For Teilhard, development through time is the primary revelation. It is the fundamental source of meaning in the universe. By development he means the cosmic and organic evolution as discovered by scientists, but he includes his conviction that the process of evolution is entwined with the process of love, an idea he attempts to capture in his neologism, ‘amorization.’
Teilhard’s thinking is that a complete annihilation at death cannot be the case because in order for humans to embrace the evolutionary challenges, they must have the sense that there is a way forward, that the future is open. If humans came to regard death as their end, they could still find value in caring for their families and others in need, certainly, but it would be nothing like what they would experience were they convinced their actions had eternal significance.
In his later years, Teilhard’s deep concern became the activation of energy. He saw nihilism not as a moral mistake but as a cosmological dead end. His primary objection to the notion that the universe is meaningless is that such a conviction enervates humanity.

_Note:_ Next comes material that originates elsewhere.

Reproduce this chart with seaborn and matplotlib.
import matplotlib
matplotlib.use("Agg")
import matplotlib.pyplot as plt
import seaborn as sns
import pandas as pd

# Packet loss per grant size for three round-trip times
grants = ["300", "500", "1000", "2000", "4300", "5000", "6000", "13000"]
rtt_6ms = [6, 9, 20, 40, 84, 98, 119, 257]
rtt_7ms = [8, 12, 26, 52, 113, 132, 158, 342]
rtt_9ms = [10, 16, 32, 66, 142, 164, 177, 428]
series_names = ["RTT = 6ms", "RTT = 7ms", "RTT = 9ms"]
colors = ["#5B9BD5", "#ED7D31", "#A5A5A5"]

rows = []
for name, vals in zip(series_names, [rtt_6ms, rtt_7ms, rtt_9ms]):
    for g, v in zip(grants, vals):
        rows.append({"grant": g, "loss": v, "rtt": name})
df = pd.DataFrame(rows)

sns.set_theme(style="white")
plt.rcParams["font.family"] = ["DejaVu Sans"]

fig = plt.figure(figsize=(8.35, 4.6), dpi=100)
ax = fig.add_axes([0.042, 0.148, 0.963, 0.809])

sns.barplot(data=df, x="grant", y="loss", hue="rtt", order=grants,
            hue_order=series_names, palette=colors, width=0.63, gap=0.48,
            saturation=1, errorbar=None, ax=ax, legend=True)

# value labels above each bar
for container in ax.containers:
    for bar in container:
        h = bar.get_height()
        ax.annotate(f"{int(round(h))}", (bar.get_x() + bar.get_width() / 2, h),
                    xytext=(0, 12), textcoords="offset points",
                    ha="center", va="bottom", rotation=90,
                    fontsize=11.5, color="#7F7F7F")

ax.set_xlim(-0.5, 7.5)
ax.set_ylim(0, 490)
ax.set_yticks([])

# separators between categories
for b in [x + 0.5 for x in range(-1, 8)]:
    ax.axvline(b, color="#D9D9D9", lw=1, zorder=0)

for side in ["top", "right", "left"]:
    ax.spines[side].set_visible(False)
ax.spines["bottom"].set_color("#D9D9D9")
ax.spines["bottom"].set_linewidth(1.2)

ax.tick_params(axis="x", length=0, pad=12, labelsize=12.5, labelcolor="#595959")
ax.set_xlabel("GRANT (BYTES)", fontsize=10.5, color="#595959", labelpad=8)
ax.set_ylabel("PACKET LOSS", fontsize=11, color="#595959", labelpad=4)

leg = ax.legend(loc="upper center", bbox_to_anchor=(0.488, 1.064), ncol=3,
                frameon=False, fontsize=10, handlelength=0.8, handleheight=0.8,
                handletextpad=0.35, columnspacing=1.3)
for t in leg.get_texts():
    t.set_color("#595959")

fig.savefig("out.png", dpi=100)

There you have it. Teilhard’s faith in the universe’s development leads to his sense of immortality. Teilhard felt humanity as a whole will one day achieve a deep conviction of immortality and this will be on the order of a major evolutionary achievement, along the lines of aerobic respiration or photosynthesis. It will lead to a massive influx of energy into the human adventure.
“As for myself,” Thomas said, “my thinking is darker, not in the sense of cynicism or depression, but in the sense of an appreciation for that which lies beyond language. I don’t believe that at our stage of development we humans have the cognitive capacities for understanding the deepest dynamics at work in the universe. Perhaps we will someday, but at the present time, the complexity of the universe far outstrips our theories.

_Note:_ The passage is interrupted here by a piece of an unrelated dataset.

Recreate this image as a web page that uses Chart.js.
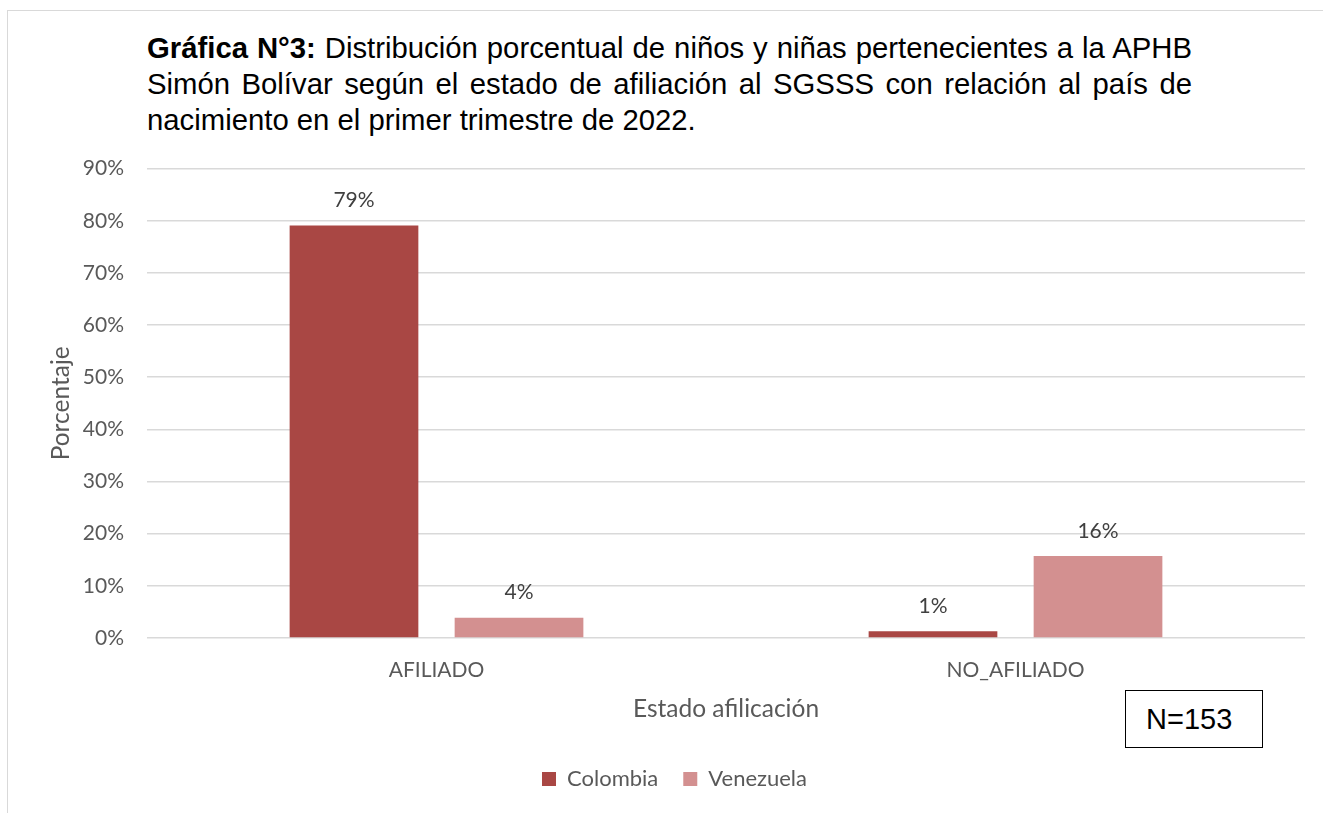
<!DOCTYPE html>
<html>
<head>
<meta charset="utf-8">
<script src="https://cdn.jsdelivr.net/npm/chart.js@4.4.1/dist/chart.umd.min.js"></script>
<style>
  body { margin: 0; background: #fff; }
  #wrap { position: relative; width: 1323px; height: 813px; overflow: hidden; }
  #frame { position: absolute; left: 7px; top: 10px; width: 1400px; height: 900px; border: 1.5px solid #d9d9d9; }
  #title { position: absolute; left: 147px; top: 30px; width: 1045px;
           font-family: "Liberation Sans", Arial, sans-serif; font-size: 29.3px; line-height: 36px; color: #000; }
  #title .ln { white-space: nowrap; text-align: justify; text-align-last: justify; }
  #title .ln.last { text-align-last: left; }
  #nbox { position: absolute; left: 1125px; top: 690px; height: 56px; width: 116px; padding-left: 20px; border: 1.5px solid #000;
          font-family: "Liberation Sans", Arial, sans-serif; font-size: 29px; line-height: 56px; background: #fff; }
  #chartBox { position: absolute; left: 0; top: 133px; width: 1323px; height: 680px; }
</style>
</head>
<body>
<div id="wrap">
  <div id="frame"></div>
  <div id="title">
    <div class="ln"><b>Gráfica N°3:</b> Distribución porcentual de niños y niñas pertenecientes a la APHB</div>
    <div class="ln">Simón Bolívar según el estado de afiliación al SGSSS con relación al país de</div>
    <div class="ln last">nacimiento en el primer trimestre de 2022.</div>
  </div>
  <div id="chartBox"><canvas id="chart" width="1323" height="680"></canvas></div>
  <div id="nbox">N=153</div>
</div>
<script>
  // Data
  const categories = ['AFILIADO', 'NO_AFILIADO'];
  const colombia = [79.1, 1.3];
  const venezuela = [3.9, 15.7];
  const yTicks = [0, 10, 20, 30, 40, 50, 60, 70, 80, 90];

  const font = 'Lato';
  const textColor = '#595959';

  // Draw the % label above each bar
  const barLabels = {
    id: 'barLabels',
    afterDatasetsDraw(chart) {
      const ctx = chart.ctx;
      ctx.save();
      ctx.font = '21px ' + font;
      ctx.fillStyle = '#404040';
      ctx.textAlign = 'center';
      ctx.textBaseline = 'middle';
      chart.data.datasets.forEach((ds, i) => {
        chart.getDatasetMeta(i).data.forEach((bar, j) => {
          ctx.fillText(Math.round(ds.data[j]) + '%', bar.x, bar.y - 25);
        });
      });
      ctx.restore();
    }
  };

  const ctx = document.getElementById('chart').getContext('2d');
  new Chart(ctx, {
    type: 'bar',
    data: {
      labels: categories,
      datasets: [
        { label: 'Colombia', data: colombia, backgroundColor: '#a94744', categoryPercentage: 0.57, barPercentage: 0.78 },
        { label: 'Venezuela', data: venezuela, backgroundColor: '#d39090', categoryPercentage: 0.57, barPercentage: 0.78 }
      ]
    },
    options: {
      responsive: false,
      animation: false,
      layout: { padding: { top: 16, left: 44, right: 18, bottom: 13 } },
      plugins: {
        tooltip: { enabled: false },
        legend: {
          position: 'bottom',
          labels: {
            font: { family: font, size: 22 },
            color: textColor,
            boxWidth: 14,
            boxHeight: 14,
            padding: 25
          }
        }
      },
      scales: {
        x: {
          grid: { display: false },
          border: { display: false },
          ticks: { font: { family: font, size: 21 }, color: textColor, padding: 12 },
          title: { display: true, text: 'Estado afilicación', font: { family: font, size: 24.5 }, color: textColor, padding: { top: 4, bottom: 19 } },
          afterFit(axis) { axis.height = 105; }
        },
        y: {
          min: 0,
          max: 90,
          afterBuildTicks(axis) { axis.ticks = yTicks.map(v => ({ value: v })); },
          grid: { color: '#d9d9d9', lineWidth: 1.5, drawTicks: false },
          border: { display: false },
          ticks: { font: { family: font, size: 21 }, color: textColor, padding: 23, callback: v => v + '%' },
          title: { display: true, text: 'Porcentaje', font: { family: font, size: 24.5 }, color: textColor, padding: { top: 2, bottom: 4 } },
          afterFit(axis) { axis.width = 103; }
        }
      }
    },
    plugins: [barLabels]
  });
</script>
</body>
</html>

I like to say that to assume the complexity of the universe is captured in our theories is the same as believing Beethoven’s symphonies can be rendered by beating a garbage can with a stick.
In any event, my own personal orientation concerning these ultimate questions comes from the Palisade cliffs, which I gaze upon every morning when I write, through all the seasons, day after day, winter giving way to spring and on and on.

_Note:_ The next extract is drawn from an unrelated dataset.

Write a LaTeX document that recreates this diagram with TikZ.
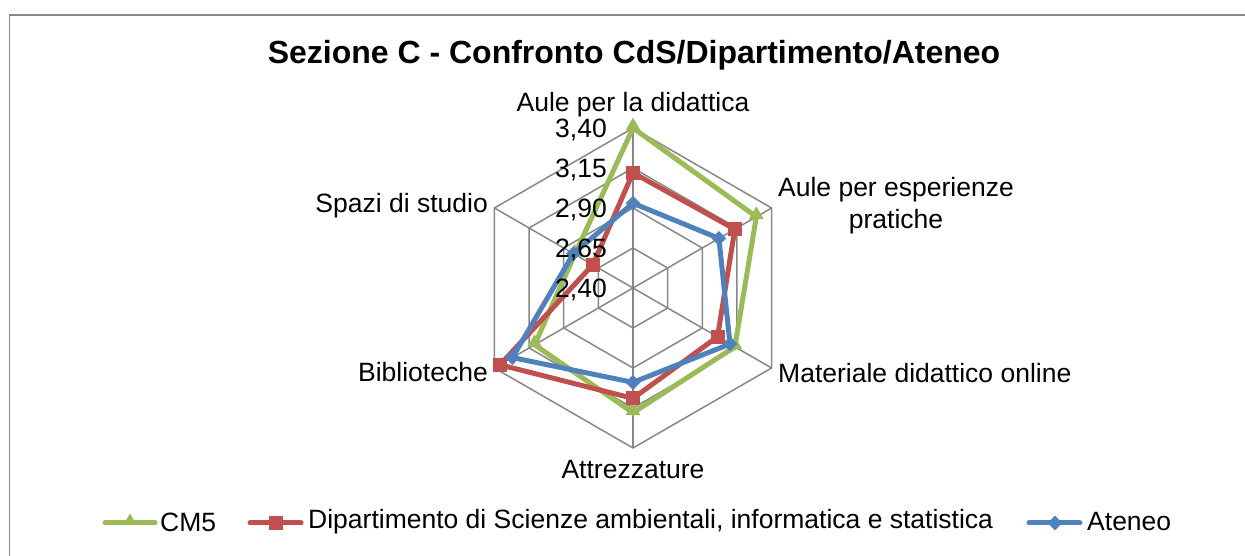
\documentclass[tikz,border=0pt]{standalone}
\usepackage{fontspec}
\setmainfont{Liberation Sans}
\usetikzlibrary{shapes.geometric}
\definecolor{cmgreen}{HTML}{9BBB59}
\definecolor{dipred}{HTML}{C0504D}
\definecolor{atblue}{HTML}{4F81BD}
\definecolor{gridgray}{HTML}{878787}
\begin{document}
\begin{tikzpicture}[x=1pt,y=1pt,
  frameline/.style={draw=gridgray,line width=1.5pt},
  gridline/.style={draw=gridgray,line width=1.5pt},
  lbl/.style={font=\fontsize{26.5}{32}\selectfont,inner sep=0pt},
  ttl/.style={font=\fontsize{32}{36}\selectfont\bfseries,inner sep=0pt},
  series/.style={line width=5pt,line join=miter},
  legline/.style={line width=5pt,line cap=round},
  tri/.style={regular polygon,regular polygon sides=3,fill=cmgreen,inner sep=0pt,minimum size=17pt},
  sq/.style={rectangle,fill=dipred,inner sep=0pt,minimum size=14pt},
  dia/.style={diamond,fill=atblue,inner sep=0pt,minimum size=15pt},
]
\useasboundingbox (0,0) rectangle (1245,556);
\draw[frameline] (9.5,0) -- (9.5,541) -- (1245,541);

\node[ttl] (title) at (634,501) {Sezione C - Confronto CdS/Dipartimento/Ateneo};

\begin{scope}[shift={(633,268)}]
  % grid
  \foreach \r in {40,80,120,160} {
    \draw[gridline] (90:\r) -- (30:\r) -- (-30:\r) -- (-90:\r) -- (210:\r) -- (150:\r) -- cycle;
  }
  \coordinate (c) at (0,0);
  \foreach \a/\n in {90/v1,30/v2,-30/v3,-90/v4,210/v5,150/v6} {
    \coordinate (\n) at (\a:160);
    \draw[gridline] (c) -- (\n);
  }
  % CM5
  \coordinate (g1) at (90:160);
  \coordinate (g2) at (30:142.4);
  \coordinate (g3) at (-30:117.6);
  \coordinate (g4) at (-90:124.8);
  \coordinate (g5) at (210:113.6);
  \coordinate (g6) at (150:67.2);
  \draw[series,draw=cmgreen] (g1) -- (g2) -- (g3) -- (g4) -- (g5) -- (g6) -- cycle;
  \foreach \p in {g1,g2,g3,g4,g5,g6} { \node[tri] (m\p) at ([yshift=2pt]\p) {}; }
  % Dipartimento
  \coordinate (r1) at (90:115.2);
  \coordinate (r2) at (30:117.6);
  \coordinate (r3) at (-30:97.6);
  \coordinate (r4) at (-90:110.4);
  \coordinate (r5) at (210:153.6);
  \coordinate (r6) at (150:46.4);
  \draw[series,draw=dipred] (r1) -- (r2) -- (r3) -- (r4) -- (r5) -- (r6) -- cycle;
  \foreach \p in {r1,r2,r3,r4,r5,r6} { \node[sq] (m\p) at (\p) {}; }
  % Ateneo
  \coordinate (b1) at (90:84.8);
  \coordinate (b2) at (30:99.2);
  \coordinate (b3) at (-30:112);
  \coordinate (b4) at (-90:94.4);
  \coordinate (b5) at (210:139.2);
  \coordinate (b6) at (150:68.8);
  \draw[series,draw=atblue] (b1) -- (b2) -- (b3) -- (b4) -- (b5) -- (b6) -- cycle;
  \foreach \p in {b1,b2,b3,b4,b5,b6} { \node[dia] (m\p) at (\p) {}; }
  % tick labels (on top)
  \foreach \y/\t in {158/{3,40},118/{3,15},78/{2,90},38/{2,65},-2/{2,40}} {
    \node[lbl,anchor=east] at (-26,\y) {\t};
  }
\end{scope}

% category labels
\node[lbl] (l1) at (633,451) {Aule per la didattica};
\node[lbl,align=center] (l2) at (896,350) {Aule per esperienze\\pratiche};
\node[lbl,anchor=west] (l3) at (778,183) {Materiale didattico online};
\node[lbl] (l4) at (633,86) {Attrezzature};
\node[lbl,anchor=east] (l5) at (488,184) {Biblioteche};
\node[lbl,anchor=east] (l6) at (488,350) {Spazi di studio};

% legend
\coordinate (la1) at (105,33); \coordinate (la2) at (155,33);
\draw[legline,draw=cmgreen] (la1) -- (la2);
\node[tri,minimum size=15pt] (lm1) at (130,35) {};
\node[lbl,anchor=west] (lt1) at (160,34) {CM5};
\coordinate (lb1) at (250,33); \coordinate (lb2) at (301,33);
\draw[legline,draw=dipred] (lb1) -- (lb2);
\node[sq] (lm2) at (275.5,33) {};
\node[lbl,anchor=west] (lt2) at (308,34) {Dipartimento di Scienze ambientali, informatica e statistica};
\coordinate (lc1) at (1029,33); \coordinate (lc2) at (1080,33);
\draw[legline,draw=atblue] (lc1) -- (lc2);
\node[dia] (lm3) at (1055,33) {};
\node[lbl,anchor=west] (lt3) at (1087,34) {Ateneo};
\end{tikzpicture}
\end{document}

We’re companions now. Earth’s tectonics constructed them, and they’ve been sending their presence in my direction for two hundred million years. I entered the conversation as Thomas Berry only a few decades ago. We don’t exchange words, but even so, a communion takes place. Humans have expressed their faith in a great variety of symbols, many of which have inspired me at one time or another. But today, if you ask for the foundations of my faith, I would say the stone cliffs of the Hudson River Palisades.
— Cosmogenesis: An Unveiling of the Expanding Universe by Brian Thomas Swimme
Thinking about my time here on Planet Earth as a conversation with the Universe makes me smile and wonder if after this conversation ends, there will be a different conversation in a different place with different beings.
That appeals far more than cloud-sitting and harp-playing … although I do love both clouds and harps.
About the image: Mezcal in Oaxaca Oaxaca intoxicated me in many ways. This image began with a startling exhibit in a museum and gathered unrelated images into a self-portrait that I have never shown of a colorful yet fierce jaguar pulling me into his lair. It seems like a dream which is still playing and when I looked for an image for this post, it cried out, “Me!”
Gosh, Joyce, you make me think.
Our society is too divorced from birth & death, and so we fear what we do not know. As you die, your brain shuts down, reducing awareness, so it is peaceful. Not like the opera, where I love the impossibility of a singer, dying of a lung condition, singing at full volume very articulately, then dying immediately.
There is a Scots saying "enjoy your life, because you are a long time dead".